- cross-posted to:
- technology@beehaw.org
- cross-posted to:
- technology@beehaw.org
Plex is starting to enforce its new rules, which prevent users from remotely accessing a personal media server without a subscription fee.
If anyone needs it: https://jellyfin.org/



How much more polish you need to watch a movie? Jellyfin has everything you need. I keep seeing these discussions and for the life of me I cannot figure out what is missing from jellyfin that people use Plex after all they have been doing for years
Working “watched” labels on the Apple TV client would be nice. Not having those is a deal breaker for me considering 99% of my use case is streaming media to my Apple TV over LAN.
I have Jellyfin running along side Plex in case I want to do remote streaming, but I never use it and generally just copy the files for what I want to watch to my laptop if I’m going to be watching something away from home. Or I can just VPN in to my home network.
Currently my biggest complain with Jellyfin and the reason I can’t switch to it completely is the bad subtitle support. There’s a bunch of clients and some subtitles work on one, but not the other and vise versa. It’s annoying to jump clients depending on what you watch. Sometimes subtitles just don’t want to load by default and you have turn them on for each episode. And even though I have Bazaar, sometimes I still need to download subtitles, and Plex has that built-in.
Either way, I already have lifetime subscription, there’s no point in switching. At this point I’ll only switch if JF becomes better or Plex becomes worse.

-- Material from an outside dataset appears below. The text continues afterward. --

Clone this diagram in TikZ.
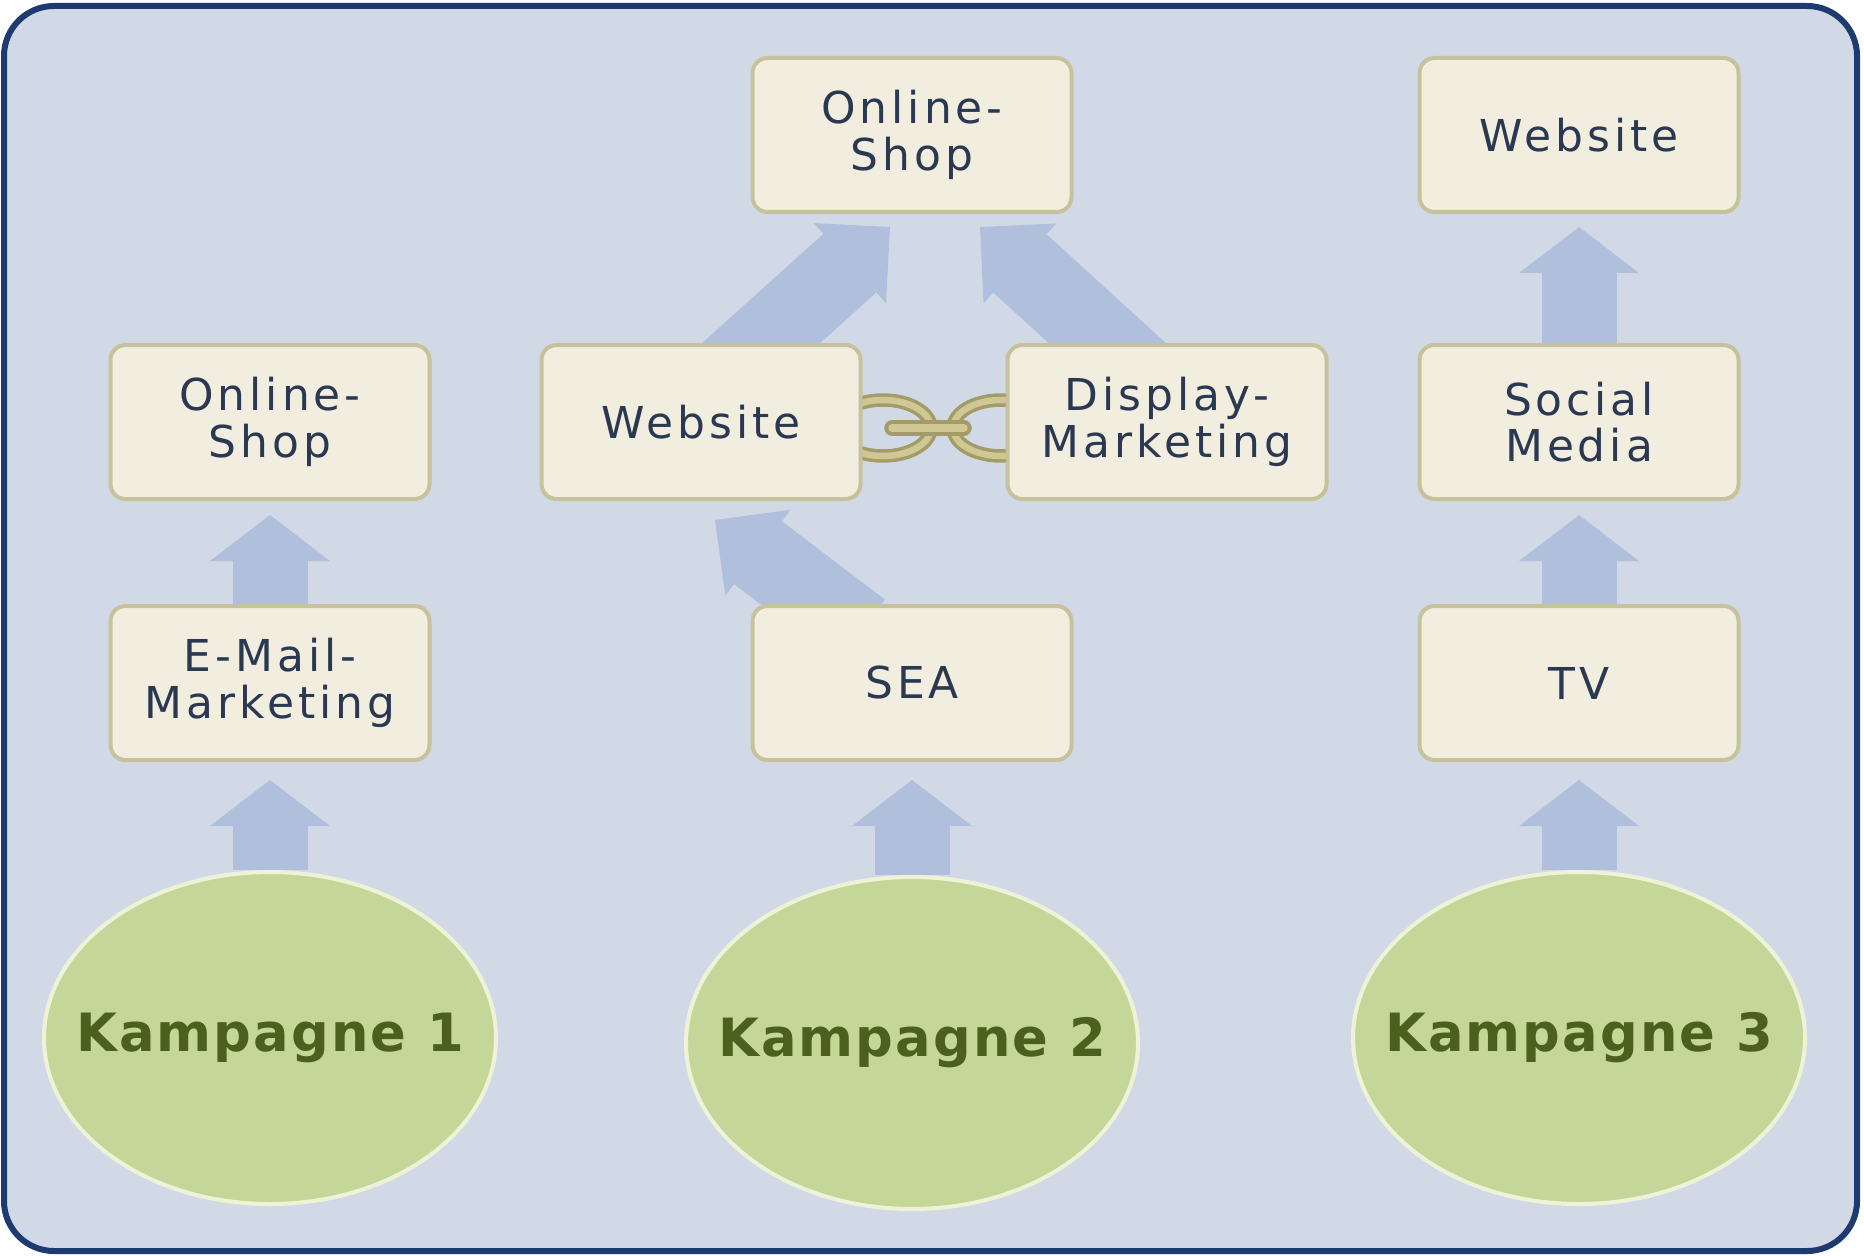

Yeah, I would love to use Jellyfin over Plex but the ability to reliably select subtitles on Apple TV is crucial. I can’t do this currently.
Both will happen.
Besides.
For me it has worked everywhere. All of my media is in .mkv so it already contains the subtitles. It works in all browsers clients, Desktop clients, TV and Mobile clients. Works in VLC and MPV as well on desktop, TV and Mobile. Works with Kodi as well. Works on same network (via both host IP and reverse proxy) as well as remotely via Pangolin.
So you can try putting everything in one MKV Container or maybe change the subtitle formats (if that’s a thing).
🤞. Hopefully it’s just JF getting better, of course, but that last app redesign on Plex was really rough. I had to downgrade the app to make it work well again.
Of course I can put extra work into formatting my subtitles to make them work everywhere. Sometimes they are embedded, sometimes they are an .srt file next to the video file. And I don’t want to spend time normalizing all of them. It already just works all the time on Plex, so I’ll simply wait until JF fixes the support.
I don’t think Jellyfins focus is currently to support irregular naming schemes. Naming media correctly with a proper scheme is the way to go.
Just so you know I wouldn’t hold my breath.
I’m not talking about naming schemes. The subtitles are detected, but they either crash the client or render improperly or just don’t show up despite being selected. I guess I’m really waiting for a decent multi-platform client that just works.
That’s odd because the clients are just web apps I think. That should work without crashing on a stable OS. I use them on Android mobile and Android TV with extensive subtitle usage and haven’t seen instability.
A funny thing I noticed is that the client distributed in F-Droid is extremely old even though it says it’s updated recently.
I think the official client might be a webapp, but other clients on iOS are mostly native apps. Honestly, maybe it’s better on other platforms, but since my gf and I do most of our watching on iPads we don’t see the full picture.
You can also try Wholphin, it’s a jellyfin client with subtitle search like Plex.
Thank you for your suggestion. That seems like a very nice JF client, but unfortunately it’s Android-only, and we do most of our watching on iPads.
I will definitely try it on my Android TV though.